We have a problem with a Windows 2008 SP1 cluster. It has Exchange 2007 SP1
with Cumulative Rollup 4 installed. The second node is continually going
down. Here is what is going on:
• Cluster servers are IBM xSeries 3650s
• Using a IBM DS4800 SAN for shared storage
• The NIC configuration on the nodes is as follows:
o Onboard Broadcom adapter - v4.4.16.0
o 2 Intel PCI-X adapters
o 3 network connections setup: public - 10.2.105.x Intel
switch VLAN 1, private - 10.2.109.x Intel switch VLAN 2, private -
192.168.1.x Broadcom crossover cable
o We setup the 3 network connections to help eliminate the
network as the issue.
o IPv4 Connectivity only, no teaming
o Windows cluster validation does not report any issues.

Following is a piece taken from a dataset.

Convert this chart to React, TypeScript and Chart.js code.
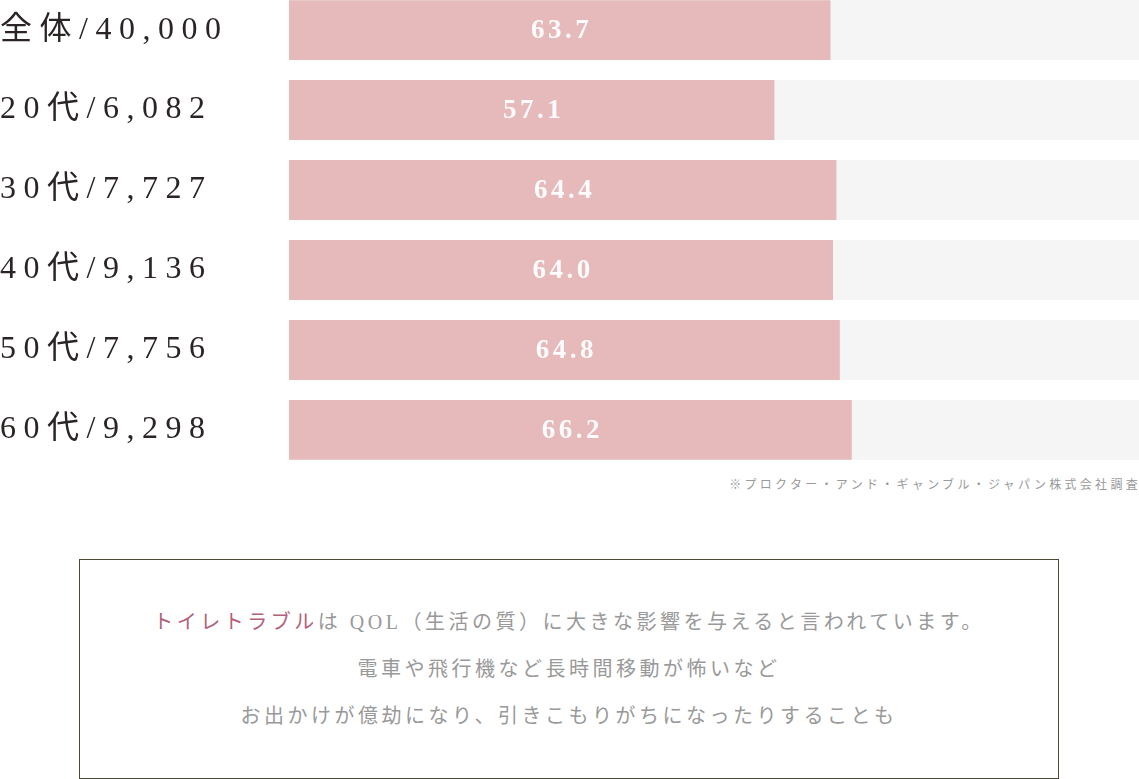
import { useEffect, useRef } from "react";
import { Chart, registerables } from "chart.js";

Chart.register(...registerables);

const categories = ["全体/40,000", "20代/6,082", "30代/7,727", "40代/9,136", "50代/7,756", "60代/9,298"];
const values = [63.7, 57.1, 64.4, 64.0, 64.8, 66.2];
const trackValues = [100, 100, 100, 100, 100, 100];

const SERIF = '"Liberation Serif", "DejaVu Serif", "Noto Sans CJK JP", serif';

// white value text in the middle of each pink bar
const valueLabels = {
  id: "valueLabels",
  afterDatasetsDraw(chart: any) {
    const ctx = chart.ctx;
    const meta = chart.getDatasetMeta(0);
    ctx.save();
    ctx.letterSpacing = "3.5px";
    ctx.font = `bold 27px ${SERIF}`;
    ctx.fillStyle = "rgba(255,255,255,0.95)";
    ctx.textAlign = "center";
    ctx.textBaseline = "middle";
    meta.data.forEach((bar: any, i: number) => {
      const { x, y, base } = bar.getProps(["x", "y", "base"], true);
      ctx.fillText(values[i].toFixed(1), (x + base) / 2 + 2, y + 1);
    });
    ctx.restore();
  },
};

// spaced-out serif axis labels
const spacing = {
  id: "spacing",
  beforeDraw(chart: any) {
    chart.ctx.letterSpacing = "7.5px";
  },
  afterDraw(chart: any) {
    chart.ctx.letterSpacing = "0px";
  },
};

export default function App() {
  const canvasRef = useRef<HTMLCanvasElement>(null);

  useEffect(() => {
    if (!canvasRef.current) return;
    const chart = new Chart(canvasRef.current, {
      type: "bar",
      data: {
        labels: categories,
        datasets: [
          {
            label: "割合",
            data: values,
            backgroundColor: "#e6b9bb",
            grouped: false,
            order: 1,
            categoryPercentage: 1,
            barPercentage: 0.75,
          },
          {
            label: "track",
            data: trackValues,
            backgroundColor: "#f5f5f5",
            grouped: false,
            order: 2,
            categoryPercentage: 1,
            barPercentage: 0.75,
          },
        ],
      },
      options: {
        indexAxis: "y",
        animation: false,
        responsive: true,
        maintainAspectRatio: false,
        layout: { padding: 0 },
        plugins: {
          legend: { display: false },
          tooltip: { enabled: false },
        },
        scales: {
          x: { display: false, min: 0, max: 100 },
          y: {
            grid: { display: false },
            border: { display: false },
            ticks: {
              crossAlign: "far",
              padding: 0,
              color: "#2b2424",
              // tiny line height so the labels add no padding above/below the bars
              font: { family: SERIF, size: 32, lineHeight: 0.01 },
            },
            afterFit: (scale: any) => {
              scale.width = 289;
            },
          },
        },
      },
      plugins: [spacing, valueLabels],
    });
    return () => chart.destroy();
  }, []);

  return (
    <div style={{ position: "absolute", left: 0, top: 0, width: 1139, fontFamily: SERIF }}>
      <div style={{ position: "relative", height: 480, marginTop: -10 }}>
        <canvas ref={canvasRef} />
      </div>
      <div
        style={{
          height: 30,
          lineHeight: "30px",
          textAlign: "right",
          fontSize: 12,
          letterSpacing: "3.3px",
          color: "#9a9a9a",
          marginRight: -2,
        }}
      >
        ※プロクター・アンド・ギャンブル・ジャパン株式会社調査
      </div>
      <div
        style={{
          marginTop: 59,
          marginLeft: 79,
          width: 980,
          height: 220,
          boxSizing: "border-box",
          border: "1px solid #4d4a33",
          display: "flex",
          flexDirection: "column",
          justifyContent: "center",
          alignItems: "center",
          fontSize: 20,
          letterSpacing: "3.5px",
          lineHeight: "47px",
          color: "#999999",
          textAlign: "center",
        }}
      >
        <div>
          <span style={{ color: "#b35f7b" }}>トイレトラブル</span>は QOL（生活の質）に大きな影響を与えると言われています。
        </div>
        <div>電車や飛行機など長時間移動が怖いなど</div>
        <div>お出かけが億劫になり、引きこもりがちになったりすることも</div>
      </div>
    </div>
  );
}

The issue that we are seeing is that intermittently Node 2 gets kicked out
of the cluster and shuts down the cluster service generating an 1177 error in
the event log. Basically, this means that it lost quorum due to losing
connectivity with the cluster nodes. This sometimes happens 3 times an hour,
but might not happen for a few hours. The cluster service will always
automatically restart and everything is fine again for a period of time.
The problem is NOT isolated to Node 2 however. If we make Node 2 the cluster
owner, then Node 1 exhibits the problem, if Node 1 is the owner, then Node 2
exhibits the problem. Using Node and Disk Majority for quorum setting.

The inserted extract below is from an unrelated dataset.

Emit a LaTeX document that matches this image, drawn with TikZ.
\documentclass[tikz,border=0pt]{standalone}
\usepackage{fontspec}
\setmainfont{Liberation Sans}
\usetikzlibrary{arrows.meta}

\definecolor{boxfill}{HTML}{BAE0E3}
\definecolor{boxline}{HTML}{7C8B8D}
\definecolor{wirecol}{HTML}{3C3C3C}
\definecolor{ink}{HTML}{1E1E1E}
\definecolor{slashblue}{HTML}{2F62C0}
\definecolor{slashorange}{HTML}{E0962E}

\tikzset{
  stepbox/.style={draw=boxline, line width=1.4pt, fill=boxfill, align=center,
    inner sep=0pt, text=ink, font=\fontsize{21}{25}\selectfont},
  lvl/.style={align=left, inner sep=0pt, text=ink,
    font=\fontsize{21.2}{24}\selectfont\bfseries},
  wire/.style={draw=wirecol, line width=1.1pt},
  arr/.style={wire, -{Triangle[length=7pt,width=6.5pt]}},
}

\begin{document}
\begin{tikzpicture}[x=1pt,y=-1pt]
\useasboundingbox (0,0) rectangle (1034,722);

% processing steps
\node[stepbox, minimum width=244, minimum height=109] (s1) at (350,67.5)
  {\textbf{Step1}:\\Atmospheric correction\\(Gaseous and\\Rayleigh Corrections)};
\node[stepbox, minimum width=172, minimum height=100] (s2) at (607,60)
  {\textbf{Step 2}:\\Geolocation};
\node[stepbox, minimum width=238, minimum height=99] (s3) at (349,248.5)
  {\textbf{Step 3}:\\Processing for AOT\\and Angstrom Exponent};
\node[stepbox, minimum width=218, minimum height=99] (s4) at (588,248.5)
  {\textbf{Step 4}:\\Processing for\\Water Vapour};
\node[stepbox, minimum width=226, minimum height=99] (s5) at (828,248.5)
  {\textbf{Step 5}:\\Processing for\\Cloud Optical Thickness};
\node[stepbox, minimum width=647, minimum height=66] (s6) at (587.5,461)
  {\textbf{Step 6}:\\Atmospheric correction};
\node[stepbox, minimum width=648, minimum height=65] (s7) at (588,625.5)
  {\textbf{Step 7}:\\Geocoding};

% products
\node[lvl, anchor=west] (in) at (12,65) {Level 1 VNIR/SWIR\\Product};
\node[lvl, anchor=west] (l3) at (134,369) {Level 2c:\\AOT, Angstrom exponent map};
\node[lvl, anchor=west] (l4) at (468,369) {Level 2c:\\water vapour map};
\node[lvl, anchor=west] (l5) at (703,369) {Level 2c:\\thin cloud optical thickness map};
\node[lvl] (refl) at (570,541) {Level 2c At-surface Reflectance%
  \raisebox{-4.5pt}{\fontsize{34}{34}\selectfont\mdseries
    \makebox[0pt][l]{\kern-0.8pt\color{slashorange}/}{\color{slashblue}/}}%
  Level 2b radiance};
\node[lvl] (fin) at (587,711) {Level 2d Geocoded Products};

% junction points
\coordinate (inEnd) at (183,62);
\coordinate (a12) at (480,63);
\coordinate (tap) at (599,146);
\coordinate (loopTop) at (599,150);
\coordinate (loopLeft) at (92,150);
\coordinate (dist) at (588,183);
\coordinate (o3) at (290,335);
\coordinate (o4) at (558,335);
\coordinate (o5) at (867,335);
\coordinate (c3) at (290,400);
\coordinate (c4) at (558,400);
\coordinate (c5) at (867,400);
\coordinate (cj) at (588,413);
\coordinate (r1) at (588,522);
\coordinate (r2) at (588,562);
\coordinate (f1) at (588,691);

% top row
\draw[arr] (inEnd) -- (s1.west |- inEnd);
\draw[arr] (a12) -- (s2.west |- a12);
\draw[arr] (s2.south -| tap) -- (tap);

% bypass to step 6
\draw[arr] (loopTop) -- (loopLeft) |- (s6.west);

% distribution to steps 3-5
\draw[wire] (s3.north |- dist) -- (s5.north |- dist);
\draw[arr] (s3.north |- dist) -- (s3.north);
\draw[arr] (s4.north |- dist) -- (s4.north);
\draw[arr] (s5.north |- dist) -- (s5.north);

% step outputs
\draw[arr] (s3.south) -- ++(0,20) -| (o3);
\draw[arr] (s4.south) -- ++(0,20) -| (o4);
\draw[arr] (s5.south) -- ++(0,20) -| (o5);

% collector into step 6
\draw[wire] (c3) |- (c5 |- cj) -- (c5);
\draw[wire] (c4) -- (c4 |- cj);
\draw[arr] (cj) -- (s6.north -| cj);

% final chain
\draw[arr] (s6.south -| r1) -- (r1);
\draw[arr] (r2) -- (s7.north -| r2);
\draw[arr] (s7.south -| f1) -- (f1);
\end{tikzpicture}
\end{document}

It looks like the nodes are losing network connectivity to each other based
on the cluster logs indicating the routes as down, but we now have 3 network
connections between the 2 nodes using 3 different adapters from 2 different
vendors. So I doubt this is the issue.
MS believes the issue to be storage related due to "error 170" appearances
in the cluster logs and indicates these are related to persistent reservation
problems. We have installed the latest MPIO from IBM which supposedly
resolves some of these types of issues. However, the problem continues. IBM
is also looking into this, but we await a solution.
Has anyone else ran into this problem? Suggestions? Any help is greatly
appreciated.